12 October 2019

MIAF: The Shadow Whose Prey The Hunter Becomes

MELBOURNE INTERNATIONAL ARTS FESTIVAL
The Shadow Whose Prey The Hunter Becomes
Back to Back Theatre
10 October 2019
Fairfax Studio, Arts Centre Melbourne
to 20 October
www.festival.melbourne

"The Shadow Whose Prey The Hunter Becomes". Back to Back Theatre

Five activists are having a meeting. It's like every meeting anyone has been to in a community space. It's like the meetings the Extinction Rebellion organisers have been having. It's like every work meeting about collecting for charity or organising a staff outing. This one is so low key that there isn't even a tray of biscuits from the supermarket.

Back to Back Theatre are extraordinary.

The Shadow Whose Prey The Hunter Becomes has a short season for the festival and heads to the USA in January. Unlike previous works, there's no holy-wow design, historically/spiritually encompassing themes or unanswerable questions to offer safe distance (Ganesh Versus the Third Reich, Lady Eats Apple).

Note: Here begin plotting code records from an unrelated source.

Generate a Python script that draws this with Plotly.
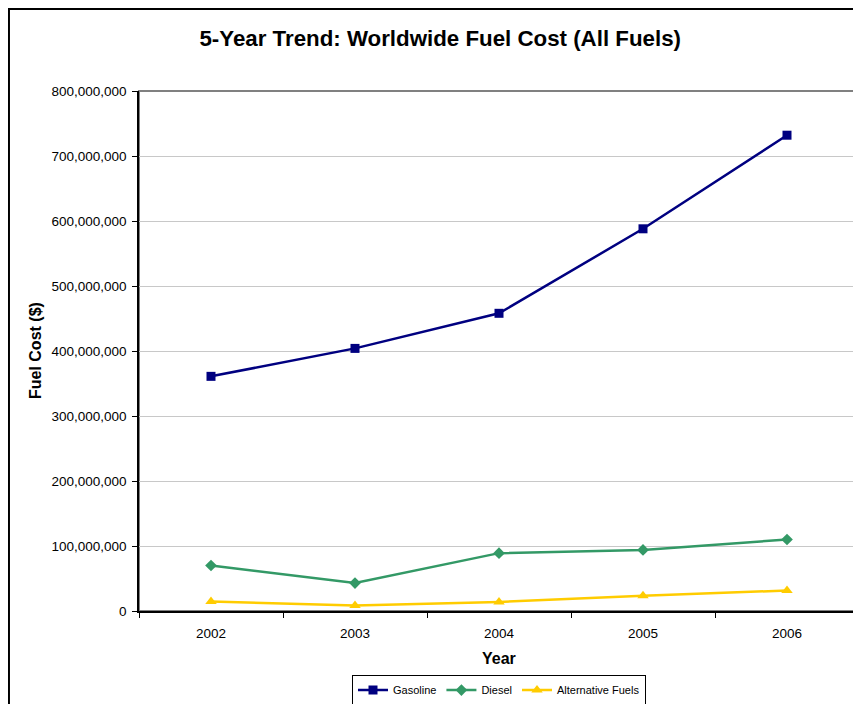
import plotly.graph_objects as go

years = ["2002", "2003", "2004", "2005", "2006"]
gasoline = [361_000_000, 404_000_000, 458_000_000, 588_000_000, 732_000_000]
diesel = [70_000_000, 43_000_000, 89_000_000, 94_000_000, 110_000_000]
alternative = [14_500_000, 8_500_000, 14_000_000, 23_500_000, 31_500_000]
y_ticks = list(range(0, 800_000_001, 100_000_000))
y_tick_labels = [f"{v:,}" for v in y_ticks]

fig = go.Figure()
fig.add_trace(go.Scatter(x=years, y=gasoline, name="Gasoline", mode="lines+markers",
                         line=dict(color="#000080", width=2.5),
                         marker=dict(symbol="square", size=9, color="#000080")))
fig.add_trace(go.Scatter(x=years, y=diesel, name="Diesel", mode="lines+markers",
                         line=dict(color="#339966", width=2.5),
                         marker=dict(symbol="diamond", size=9, color="#339966")))
fig.add_trace(go.Scatter(x=years, y=alternative, name="Alternative Fuels", mode="lines+markers",
                         line=dict(color="#FFCC00", width=2.5),
                         marker=dict(symbol="triangle-up", size=10, color="#FFCC00")))

fig.update_layout(
    width=861, height=704,
    margin=dict(l=131, r=10, t=83, b=101, autoexpand=False),
    paper_bgcolor="white", plot_bgcolor="white",
    font=dict(family="Liberation Sans, Arial, sans-serif", size=13.5, color="black"),
    title=dict(text="<b>5-Year Trend: Worldwide Fuel Cost (All Fuels)</b>",
               x=0.502, xanchor="center", y=1 - 30 / 704, yanchor="middle",
               yref="container", font=dict(size=22.3, color="black")),
    showlegend=True,
    legend=dict(orientation="h", x=0.5, xanchor="center", y=-0.152, yanchor="middle",
                bordercolor="black", borderwidth=1, font=dict(size=11),
                itemwidth=30, tracegroupgap=0, bgcolor="white"),
    xaxis=dict(type="category", range=[-0.5, 4.5], showline=True, linecolor="black", linewidth=1.5,
               ticks="outside", tickson="boundaries", ticklen=5, tickcolor="black",
               showgrid=False, zeroline=False, tickfont=dict(size=13.5),
               ticklabelstandoff=9, automargin=False),
    yaxis=dict(range=[0, 800_000_000], tickvals=y_ticks, ticktext=y_tick_labels,
               showline=True, linecolor="black", linewidth=1.5,
               ticks="outside", ticklen=5, tickcolor="black",
               showgrid=True, gridcolor="#c8c8c8", gridwidth=1, zeroline=False,
               tickfont=dict(size=13.5), ticklabelstandoff=3, automargin=False),
    annotations=[
        dict(text="<b>Fuel Cost ($)</b>", xref="paper", yref="paper", x=-0.1444, y=0.5,
             xanchor="center", yanchor="middle", textangle=-90, showarrow=False,
             font=dict(size=16)),
        dict(text="<b>Year</b>", xref="paper", yref="paper", x=0.5, y=-0.091,
             xanchor="center", yanchor="middle", showarrow=False, font=dict(size=16)),
    ],
    shapes=[
        dict(type="rect", xref="paper", yref="paper", x0=0, x1=1, y0=0, y1=1,
             line=dict(color="#808080", width=2), layer="below"),
        dict(type="rect", xref="paper", yref="paper", x0=-0.1806, x1=1.3, y0=-0.4, y1=1.1577,
             line=dict(color="black", width=2), layer="below"),
    ],
)

fig.write_html("out.html")
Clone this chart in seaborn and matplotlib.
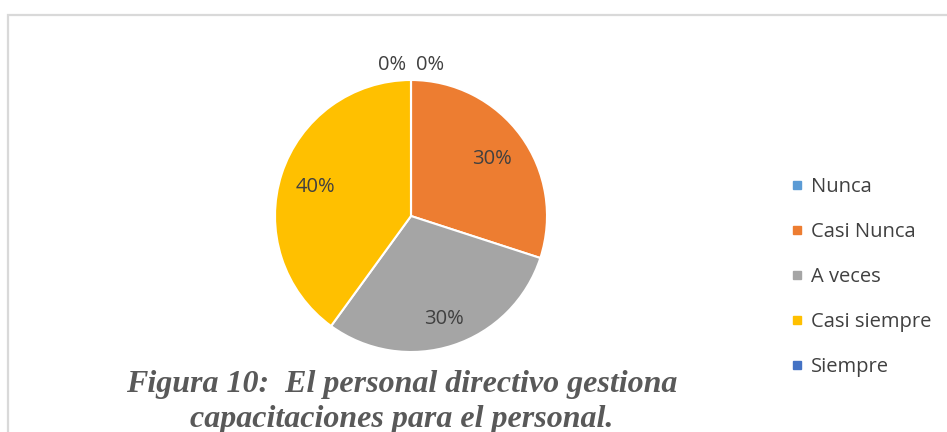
import numpy as np
import matplotlib
matplotlib.use("Agg")
import matplotlib.pyplot as plt
from matplotlib.lines import Line2D
from matplotlib.patches import Rectangle
import seaborn as sns

categories = ["Nunca", "Casi Nunca", "A veces", "Casi siempre", "Siempre"]
percentages = [0, 30, 30, 40, 0]
colors = ["#5B9BD5", "#ED7D31", "#A5A5A5", "#FFC000", "#4472C4"]
title_lines = ["Figura 10:  El personal directivo gestiona",
               "capacitaciones para el personal."]

sns.set_theme(style="white")
plt.rcParams["font.family"] = ["Open Sans", "DejaVu Sans"]

W, H, DPI = 947, 432, 100
fig = plt.figure(figsize=(W / DPI, H / DPI), dpi=DPI)
fig.patch.set_facecolor("white")

# light frame around the chart area
fig.add_artist(Rectangle((7.5 / W, -0.1), 1.2, (H - 14.5) / H + 0.1,
                         transform=fig.transFigure, fill=False,
                         edgecolor="#D9D9D9", linewidth=1.6))

cx, cy, r = 411, 216, 136
ax = fig.add_axes([(cx - r) / W, (H - cy - r) / H, 2 * r / W, 2 * r / H])
wedges, _ = ax.pie(percentages, colors=colors, startangle=90, counterclock=False,
                   wedgeprops=dict(edgecolor="white", linewidth=1.5))
ax.set_xlim(-1, 1)
ax.set_ylim(-1, 1)
ax.set_aspect("equal")
ax.axis("off")

label_color = "#404040"
label_size = 14.5
# radial placement of each value label (fraction of the radius)
label_radius = [1.13, 0.74, 0.78, 0.74, 1.13]
zero_offsets = {0: 0.14, 4: -0.14}
for i, (w, p) in enumerate(zip(wedges, percentages)):
    if p == 0:
        x, y = zero_offsets[i], label_radius[i]
    else:
        ang = np.deg2rad((w.theta1 + w.theta2) / 2)
        x, y = label_radius[i] * np.cos(ang), label_radius[i] * np.sin(ang)
    ax.text(x, y, f"{p}%", ha="center", va="center_baseline",
            fontsize=label_size, color=label_color)

handles = [Line2D([], [], marker="s", linestyle="", color=c, markersize=6)
           for c in colors]
fig.legend(handles, categories, loc="center left",
           bbox_to_anchor=(787 / W, (H - 277) / H), frameon=False,
           borderpad=0, borderaxespad=0,
           fontsize=label_size, labelcolor=label_color, handletextpad=0.2,
           labelspacing=1.25, handlelength=1.0)

for text, y_base in zip(title_lines, [392, 427]):
    fig.text(402 / W, (H - y_base) / H, text, ha="center", va="baseline",
             family="Liberation Serif", style="italic", weight="bold",
             fontsize=23, color="#595959")

fig.savefig("out.png", dpi=DPI)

With only five chairs, a screen showing voice-recognition surtitles, some tape, a ladder and a large foam block, there's no artifice to make assumptions about the script, the company and the performers. It may even be the kind of show that some people expect when they go to show by a company whose members have intellectual disabilities.

And it's nothing like what it looks like.

Michael Chan, Mark Deans, Simon Laherty, Sarah Mainwaring and Scott Price talk about things that they'd like to change in the world and their lives.

They get it wrong and make assumptions. Scott tells Sarah that she needs to be careful of paedophiles; she reminds him that she's a 36-year-old woman. The "Siri"s voice recognition makes mistakes – and there's an argument about if it should even be there. Mark Chan gets Wadawurrung and Wurundjeri mixed up. Mark Deans puts a tape line on the ground that isn't to be crossed. Siri  makes choices.

Most of the cast have been with the company for years. They've created and performed in some of the most internationally acclaimed works ever made in Australia. They are among the handful of permanently employed actors in the country. To think that they are just having a conversation about what it's like to have having an intellectual disability is as condescending as some of the things they discuss. To assume they are even talking about their own experiences dismisses the basic conceit of acting.

Director Bruce Galdwin, the cast and other members of the company have been developing this new work for about two and a half years. It's changed a lot during that time.

Somewhere towards the end of the night, the cast ask each other if "they" – the other people in meeting who are smiling politely and laughing when they think they should – get it. They know that "they don't get it". I didn't get it until then; I made many assumptions and want to see it again to try to see everything I didn't get.

The Shadow Whose Prey The Hunter Becomes is unexpected and may only make complete sense in the context of Back to Back's years of work – which makes it even more extraordinary as a stand alone piece.